Isso blinda a extrema-direita no sentido de poder dizer que um político de esquerda, que se diz pró-direito das mulheres, está gritando com uma mulher de direita ou a criticando. Tem também a estratégia de validação porque é uma mulher falando contra o feminismo ou contra determinadas políticas. Então, do ponto de vista político, é muito útil e perspicaz ter mulheres conservadoras de direita ou extrema-direita disputando o que é representar o direito das mulheres.
IHU – A hipótese da sua pesquisa é que um novo tipo de atuação feminina de extrema-direita foi gestada pelo feminismo neoliberal e pelo feminismo popular. Pode explicar essa ideia? Que visão de feminismo as mulheres entrevistadas manifestaram?
Lilian Sendretti – Para pensar isso, precisamos pensar a ideia de empoderamento feminino. Aqueles slogans do feminismo pop ou do pink money – “o lugar da mulher é onde ela quiser”, “ela é dona da sua história”, “protagonismo feminino”, “liderança feminina”, “empoderamento”, que querem colocar a imagem do empoderamento da mulher, aquela mulher que está arrumada para ir ao trabalho, mas come saudável e vai para a academia – são vendidos nas redes sociais como um estilo de vida hiperprodutivo, mas o foco de fundo é sempre individualista. É um discurso de empoderamento que está completamente desconectado com os problemas estruturais e estruturantes da sociedade.
A divisão do trabalho doméstico desigual é tratada pelo feminismo do empoderamento por meio de um produto para a mulher relaxar. Diz-se para a mulher comprar um produto para ela poder dormir melhor ou uma influenciadora vai falar sobre técnicas de skincare ou mindfulness. É sempre uma resposta individual para um problema que é estrutural. É aí onde reside o problema porque isso permitiu uma nova atuação de extrema-direita, ao deslocar o problema da dimensão sociológica e estruturante.

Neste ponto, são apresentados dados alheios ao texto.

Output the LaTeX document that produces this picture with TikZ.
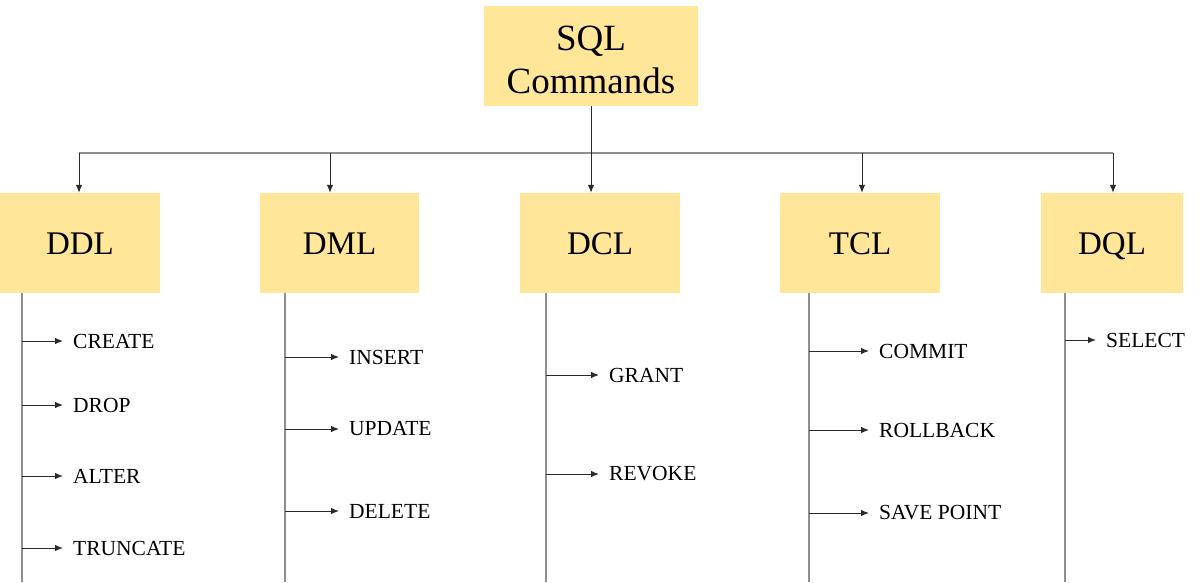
\documentclass[tikz,border=0pt]{standalone}
\usepackage{fontspec}
\setmainfont{Liberation Serif}
\usetikzlibrary{arrows.meta,calc}
\definecolor{boxfill}{HTML}{FFE699}
\definecolor{trunkgray}{HTML}{8E8E8E}
\definecolor{arrgray}{HTML}{2A2A2A}
\tikzset{
  catbox/.style={fill=boxfill,draw=none,minimum height=100pt,inner sep=0pt,text height=22pt,text depth=0pt,font=\fontsize{33}{38}\selectfont},
  topbox/.style={fill=boxfill,draw=none,minimum width=214pt,minimum height=100pt,inner sep=0pt,align=center,font=\fontsize{37}{43}\selectfont},
  leaf/.style={anchor=west,inner sep=0pt,font=\fontsize{21.5}{25}\selectfont},
  arr/.style={draw=arrgray,line width=1pt,-{Latex[length=8pt,width=6.5pt]}},
  trunk/.style={draw=trunkgray,line width=1.4pt},
  bus/.style={draw=trunkgray,line width=1.2pt},
}
\begin{document}
\begin{tikzpicture}[x=1pt,y=-1pt]
\useasboundingbox (0,0) rectangle (1200,582);
% top
\node[topbox] (sql) at (591,56) {\rule{0pt}{32pt}SQL\\Commands};
% category boxes
\node[catbox,minimum width=160pt] (ddl) at (80,243) {DDL};
\node[catbox,minimum width=159pt] (dml) at (339.5,243) {DML};
\node[catbox,minimum width=160pt] (dcl) at (600,243) {DCL};
\node[catbox,minimum width=160pt] (tcl) at (860,243) {TCL};
\node[catbox,minimum width=142pt] (dql) at (1112,243) {DQL};
% bus
\coordinate (bL) at (79,153);
\coordinate (bR) at (1113,153);
\coordinate (bDDL) at (79,153);
\coordinate (bDML) at (330,153);
\coordinate (bDCL) at (591,153);
\coordinate (bTCL) at (862,153);
\coordinate (bDQL) at (1113,153);
\draw[bus] (bL) -- (bR);
\draw[arr] (sql.south) -- (bDCL |- dcl.north);
\draw[arr] (bDDL) -- (bDDL |- ddl.north);
\draw[arr] (bDML) -- (bDML |- dml.north);
\draw[arr] (bTCL) -- (bTCL |- tcl.north);
\draw[arr] (bDQL) -- (bDQL |- dql.north);
% trunks
\coordinate (tDDL) at (22,293);   \coordinate (eDDL) at (22,582);
\coordinate (tDML) at (285,293);  \coordinate (eDML) at (285,582);
\coordinate (tDCL) at (546,293);  \coordinate (eDCL) at (546,582);
\coordinate (tTCL) at (809,293);  \coordinate (eTCL) at (809,582);
\coordinate (tDQL) at (1065,293); \coordinate (eDQL) at (1065,582);
\draw[trunk] (tDDL) -- (eDDL);
\draw[trunk] (tDML) -- (eDML);
\draw[trunk] (tDCL) -- (eDCL);
\draw[trunk] (tTCL) -- (eTCL);
\draw[trunk] (tDQL) -- (eDQL);
% leaves
\node[leaf] (create) at (73,341) {CREATE};
\node[leaf] (drop) at (73,405) {DROP};
\node[leaf] (alter) at (73,476) {ALTER};
\node[leaf] (truncate) at (73,548) {TRUNCATE};
\node[leaf] (insert) at (349,357) {INSERT};
\node[leaf] (update) at (349,429) {UPDATE};
\node[leaf] (delete) at (349,511) {DELETE};
\node[leaf] (grant) at (609,375) {GRANT};
\node[leaf] (revoke) at (609,474) {REVOKE};
\node[leaf] (commit) at (879,351) {COMMIT};
\node[leaf] (rollback) at (879,430) {ROLLBACK};
\node[leaf] (savepoint) at (879,513) {SAVE POINT};
\node[leaf] (select) at (1106,340) {SELECT};
\foreach \t/\l in {tDDL/create,tDDL/drop,tDDL/alter,tDDL/truncate,
                   tDML/insert,tDML/update,tDML/delete,
                   tDCL/grant,tDCL/revoke,
                   tTCL/commit,tTCL/rollback,tTCL/savepoint,
                   tDQL/select}
  \draw[arr] (\t |- \l.west) -- ([xshift=-10pt]\l.west);
\end{tikzpicture}
\end{document}
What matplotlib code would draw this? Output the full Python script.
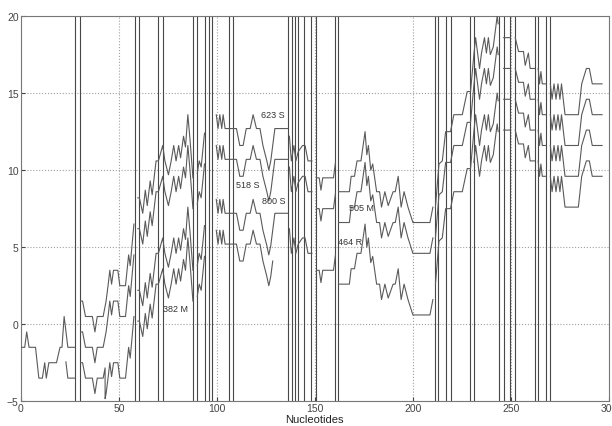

Lembro de quando estava fazendo uma pesquisa, olhando para as mulheres evangélicas e para o discurso do empoderamento. Assisti a vídeos das mulheres empoderadas da Convenção das Mulheres Empoderadas em Deus, evento da Igreja Assembleia de Deus. É um grupo de mulheres que se reúne para falar sobre questões de mulheres. Homens não são permitidos nesses encontros. No encontro, a pastora dava recados sobre como as mulheres serão vencedoras, prósperas, como Jesus as ajudaria se fossem virtuosas. É um discurso do “você consegue, tenha fé”, ou seja, é um discurso individual. Não é um discurso a respeito de discutir com o marido sobre o quanto ele também pode cuidar das crianças ou da casa.
Lembro da pastora falando algo interessante: as mulheres têm uma certa infantilização dos homens, de que eles precisam ser cuidados, de que eles não conseguem fazer as coisas sozinhos. A mulher empoderada é aquela que está no telefone resolvendo uma coisa do trabalho e, ao mesmo tempo, está empurrando o carrinho da criança. O esmalte está parado porque ela precisou parar de fazer a unha para atender o telefone, e aí o marido chega e pergunta onde está o tênis e ela lembra e diz. Ou seja, é a mulher que consegue dar conta de tudo. É um pouco essa a ideia de empoderamento que se vende à custa da saúde mental e, por isso, neoliberal, porque o elemento da responsabilidade do indivíduo é basicamente a ideia-força desse discurso, enquanto a dimensão da estrutura social não é questionada.